Task brief: Your task is to print every entry below exactly as given.

Records shown:
§ §

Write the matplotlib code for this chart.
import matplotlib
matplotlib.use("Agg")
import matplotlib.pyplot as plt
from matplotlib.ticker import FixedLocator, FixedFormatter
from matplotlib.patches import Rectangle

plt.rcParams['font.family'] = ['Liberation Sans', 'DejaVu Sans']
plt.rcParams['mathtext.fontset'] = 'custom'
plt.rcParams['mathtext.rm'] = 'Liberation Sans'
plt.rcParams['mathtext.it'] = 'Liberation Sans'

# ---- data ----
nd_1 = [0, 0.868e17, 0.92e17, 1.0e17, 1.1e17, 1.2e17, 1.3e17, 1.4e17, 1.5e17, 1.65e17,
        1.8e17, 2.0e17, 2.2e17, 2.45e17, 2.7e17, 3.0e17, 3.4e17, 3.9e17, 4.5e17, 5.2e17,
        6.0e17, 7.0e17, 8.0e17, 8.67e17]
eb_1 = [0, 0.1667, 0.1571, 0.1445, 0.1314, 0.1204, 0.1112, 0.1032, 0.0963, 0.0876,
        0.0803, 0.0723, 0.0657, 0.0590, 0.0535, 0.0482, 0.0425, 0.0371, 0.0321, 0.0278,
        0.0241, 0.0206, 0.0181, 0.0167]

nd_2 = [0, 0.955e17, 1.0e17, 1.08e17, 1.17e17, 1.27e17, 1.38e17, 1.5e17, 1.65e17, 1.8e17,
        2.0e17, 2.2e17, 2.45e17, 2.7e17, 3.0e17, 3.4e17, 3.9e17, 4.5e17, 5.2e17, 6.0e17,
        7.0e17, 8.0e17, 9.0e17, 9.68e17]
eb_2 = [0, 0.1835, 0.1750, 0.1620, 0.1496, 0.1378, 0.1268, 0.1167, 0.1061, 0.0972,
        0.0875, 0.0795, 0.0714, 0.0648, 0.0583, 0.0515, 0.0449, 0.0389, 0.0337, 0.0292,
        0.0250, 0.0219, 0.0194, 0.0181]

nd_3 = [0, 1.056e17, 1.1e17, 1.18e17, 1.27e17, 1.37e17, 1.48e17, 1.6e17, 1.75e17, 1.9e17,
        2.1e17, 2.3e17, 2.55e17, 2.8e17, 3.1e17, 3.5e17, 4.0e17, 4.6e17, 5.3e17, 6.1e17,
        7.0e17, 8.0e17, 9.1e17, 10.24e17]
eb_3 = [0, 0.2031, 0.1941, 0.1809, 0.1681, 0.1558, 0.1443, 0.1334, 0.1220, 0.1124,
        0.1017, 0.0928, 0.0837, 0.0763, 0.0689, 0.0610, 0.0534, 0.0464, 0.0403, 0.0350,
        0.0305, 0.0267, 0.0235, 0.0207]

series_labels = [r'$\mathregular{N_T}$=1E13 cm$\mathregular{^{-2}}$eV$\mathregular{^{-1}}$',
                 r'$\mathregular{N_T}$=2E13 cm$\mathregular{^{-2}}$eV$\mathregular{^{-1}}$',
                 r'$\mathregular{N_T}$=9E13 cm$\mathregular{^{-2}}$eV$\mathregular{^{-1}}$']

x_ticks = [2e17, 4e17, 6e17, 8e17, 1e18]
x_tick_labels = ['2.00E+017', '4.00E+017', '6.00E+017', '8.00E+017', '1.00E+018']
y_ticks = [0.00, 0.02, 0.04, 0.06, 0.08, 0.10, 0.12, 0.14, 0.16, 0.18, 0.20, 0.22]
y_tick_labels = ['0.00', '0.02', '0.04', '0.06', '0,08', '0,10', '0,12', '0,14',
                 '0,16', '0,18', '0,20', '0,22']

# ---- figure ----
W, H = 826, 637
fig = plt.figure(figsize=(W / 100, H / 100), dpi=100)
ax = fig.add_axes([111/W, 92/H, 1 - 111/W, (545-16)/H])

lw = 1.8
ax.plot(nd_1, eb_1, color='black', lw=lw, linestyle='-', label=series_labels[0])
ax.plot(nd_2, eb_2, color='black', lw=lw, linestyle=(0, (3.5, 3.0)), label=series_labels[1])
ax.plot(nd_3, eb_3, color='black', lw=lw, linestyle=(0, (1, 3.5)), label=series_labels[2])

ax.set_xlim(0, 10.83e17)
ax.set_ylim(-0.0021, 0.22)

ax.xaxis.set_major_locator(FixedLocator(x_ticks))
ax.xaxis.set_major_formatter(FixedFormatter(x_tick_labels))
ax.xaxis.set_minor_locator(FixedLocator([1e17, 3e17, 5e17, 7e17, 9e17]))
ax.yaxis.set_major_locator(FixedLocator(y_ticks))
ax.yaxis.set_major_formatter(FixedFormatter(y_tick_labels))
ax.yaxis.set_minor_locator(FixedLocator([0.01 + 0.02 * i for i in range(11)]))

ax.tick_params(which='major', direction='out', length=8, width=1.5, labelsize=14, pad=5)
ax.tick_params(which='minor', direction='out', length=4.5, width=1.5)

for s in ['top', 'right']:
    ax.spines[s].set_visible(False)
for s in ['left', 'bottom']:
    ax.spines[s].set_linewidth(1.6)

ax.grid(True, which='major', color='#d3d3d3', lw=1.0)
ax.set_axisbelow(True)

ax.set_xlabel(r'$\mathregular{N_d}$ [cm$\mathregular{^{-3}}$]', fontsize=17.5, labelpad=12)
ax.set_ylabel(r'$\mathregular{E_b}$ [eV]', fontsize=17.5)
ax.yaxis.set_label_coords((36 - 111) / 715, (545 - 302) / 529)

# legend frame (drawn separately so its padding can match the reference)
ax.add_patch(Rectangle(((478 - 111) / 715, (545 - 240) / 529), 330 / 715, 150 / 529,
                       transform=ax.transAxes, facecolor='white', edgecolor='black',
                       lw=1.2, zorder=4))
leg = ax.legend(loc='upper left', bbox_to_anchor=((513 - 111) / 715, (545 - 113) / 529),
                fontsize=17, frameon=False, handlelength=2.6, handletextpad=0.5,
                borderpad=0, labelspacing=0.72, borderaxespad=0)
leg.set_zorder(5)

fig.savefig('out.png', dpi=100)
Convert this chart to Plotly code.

§ §

Result of this task:
Write the matplotlib code for this chart.
import matplotlib
matplotlib.use("Agg")
import matplotlib.pyplot as plt
from matplotlib.ticker import FixedLocator, FixedFormatter
from matplotlib.patches import Rectangle

plt.rcParams['font.family'] = ['Liberation Sans', 'DejaVu Sans']
plt.rcParams['mathtext.fontset'] = 'custom'
plt.rcParams['mathtext.rm'] = 'Liberation Sans'
plt.rcParams['mathtext.it'] = 'Liberation Sans'

# ---- data ----
nd_1 = [0, 0.868e17, 0.92e17, 1.0e17, 1.1e17, 1.2e17, 1.3e17, 1.4e17, 1.5e17, 1.65e17,
        1.8e17, 2.0e17, 2.2e17, 2.45e17, 2.7e17, 3.0e17, 3.4e17, 3.9e17, 4.5e17, 5.2e17,
        6.0e17, 7.0e17, 8.0e17, 8.67e17]
eb_1 = [0, 0.1667, 0.1571, 0.1445, 0.1314, 0.1204, 0.1112, 0.1032, 0.0963, 0.0876,
        0.0803, 0.0723, 0.0657, 0.0590, 0.0535, 0.0482, 0.0425, 0.0371, 0.0321, 0.0278,
        0.0241, 0.0206, 0.0181, 0.0167]

nd_2 = [0, 0.955e17, 1.0e17, 1.08e17, 1.17e17, 1.27e17, 1.38e17, 1.5e17, 1.65e17, 1.8e17,
        2.0e17, 2.2e17, 2.45e17, 2.7e17, 3.0e17, 3.4e17, 3.9e17, 4.5e17, 5.2e17, 6.0e17,
        7.0e17, 8.0e17, 9.0e17, 9.68e17]
eb_2 = [0, 0.1835, 0.1750, 0.1620, 0.1496, 0.1378, 0.1268, 0.1167, 0.1061, 0.0972,
        0.0875, 0.0795, 0.0714, 0.0648, 0.0583, 0.0515, 0.0449, 0.0389, 0.0337, 0.0292,
        0.0250, 0.0219, 0.0194, 0.0181]

nd_3 = [0, 1.056e17, 1.1e17, 1.18e17, 1.27e17, 1.37e17, 1.48e17, 1.6e17, 1.75e17, 1.9e17,
        2.1e17, 2.3e17, 2.55e17, 2.8e17, 3.1e17, 3.5e17, 4.0e17, 4.6e17, 5.3e17, 6.1e17,
        7.0e17, 8.0e17, 9.1e17, 10.24e17]
eb_3 = [0, 0.2031, 0.1941, 0.1809, 0.1681, 0.1558, 0.1443, 0.1334, 0.1220, 0.1124,
        0.1017, 0.0928, 0.0837, 0.0763, 0.0689, 0.0610, 0.0534, 0.0464, 0.0403, 0.0350,
        0.0305, 0.0267, 0.0235, 0.0207]

series_labels = [r'$\mathregular{N_T}$=1E13 cm$\mathregular{^{-2}}$eV$\mathregular{^{-1}}$',
                 r'$\mathregular{N_T}$=2E13 cm$\mathregular{^{-2}}$eV$\mathregular{^{-1}}$',
                 r'$\mathregular{N_T}$=9E13 cm$\mathregular{^{-2}}$eV$\mathregular{^{-1}}$']

x_ticks = [2e17, 4e17, 6e17, 8e17, 1e18]
x_tick_labels = ['2.00E+017', '4.00E+017', '6.00E+017', '8.00E+017', '1.00E+018']
y_ticks = [0.00, 0.02, 0.04, 0.06, 0.08, 0.10, 0.12, 0.14, 0.16, 0.18, 0.20, 0.22]
y_tick_labels = ['0.00', '0.02', '0.04', '0.06', '0,08', '0,10', '0,12', '0,14',
                 '0,16', '0,18', '0,20', '0,22']

# ---- figure ----
W, H = 826, 637
fig = plt.figure(figsize=(W / 100, H / 100), dpi=100)
ax = fig.add_axes([111/W, 92/H, 1 - 111/W, (545-16)/H])

lw = 1.8
ax.plot(nd_1, eb_1, color='black', lw=lw, linestyle='-', label=series_labels[0])
ax.plot(nd_2, eb_2, color='black', lw=lw, linestyle=(0, (3.5, 3.0)), label=series_labels[1])
ax.plot(nd_3, eb_3, color='black', lw=lw, linestyle=(0, (1, 3.5)), label=series_labels[2])

ax.set_xlim(0, 10.83e17)
ax.set_ylim(-0.0021, 0.22)

ax.xaxis.set_major_locator(FixedLocator(x_ticks))
ax.xaxis.set_major_formatter(FixedFormatter(x_tick_labels))
ax.xaxis.set_minor_locator(FixedLocator([1e17, 3e17, 5e17, 7e17, 9e17]))
ax.yaxis.set_major_locator(FixedLocator(y_ticks))
ax.yaxis.set_major_formatter(FixedFormatter(y_tick_labels))
ax.yaxis.set_minor_locator(FixedLocator([0.01 + 0.02 * i for i in range(11)]))

ax.tick_params(which='major', direction='out', length=8, width=1.5, labelsize=14, pad=5)
ax.tick_params(which='minor', direction='out', length=4.5, width=1.5)

for s in ['top', 'right']:
    ax.spines[s].set_visible(False)
for s in ['left', 'bottom']:
    ax.spines[s].set_linewidth(1.6)

ax.grid(True, which='major', color='#d3d3d3', lw=1.0)
ax.set_axisbelow(True)

ax.set_xlabel(r'$\mathregular{N_d}$ [cm$\mathregular{^{-3}}$]', fontsize=17.5, labelpad=12)
ax.set_ylabel(r'$\mathregular{E_b}$ [eV]', fontsize=17.5)
ax.yaxis.set_label_coords((36 - 111) / 715, (545 - 302) / 529)

# legend frame (drawn separately so its padding can match the reference)
ax.add_patch(Rectangle(((478 - 111) / 715, (545 - 240) / 529), 330 / 715, 150 / 529,
                       transform=ax.transAxes, facecolor='white', edgecolor='black',
                       lw=1.2, zorder=4))
leg = ax.legend(loc='upper left', bbox_to_anchor=((513 - 111) / 715, (545 - 113) / 529),
                fontsize=17, frameon=False, handlelength=2.6, handletextpad=0.5,
                borderpad=0, labelspacing=0.72, borderaxespad=0)
leg.set_zorder(5)

fig.savefig('out.png', dpi=100)
Convert this chart to Plotly code.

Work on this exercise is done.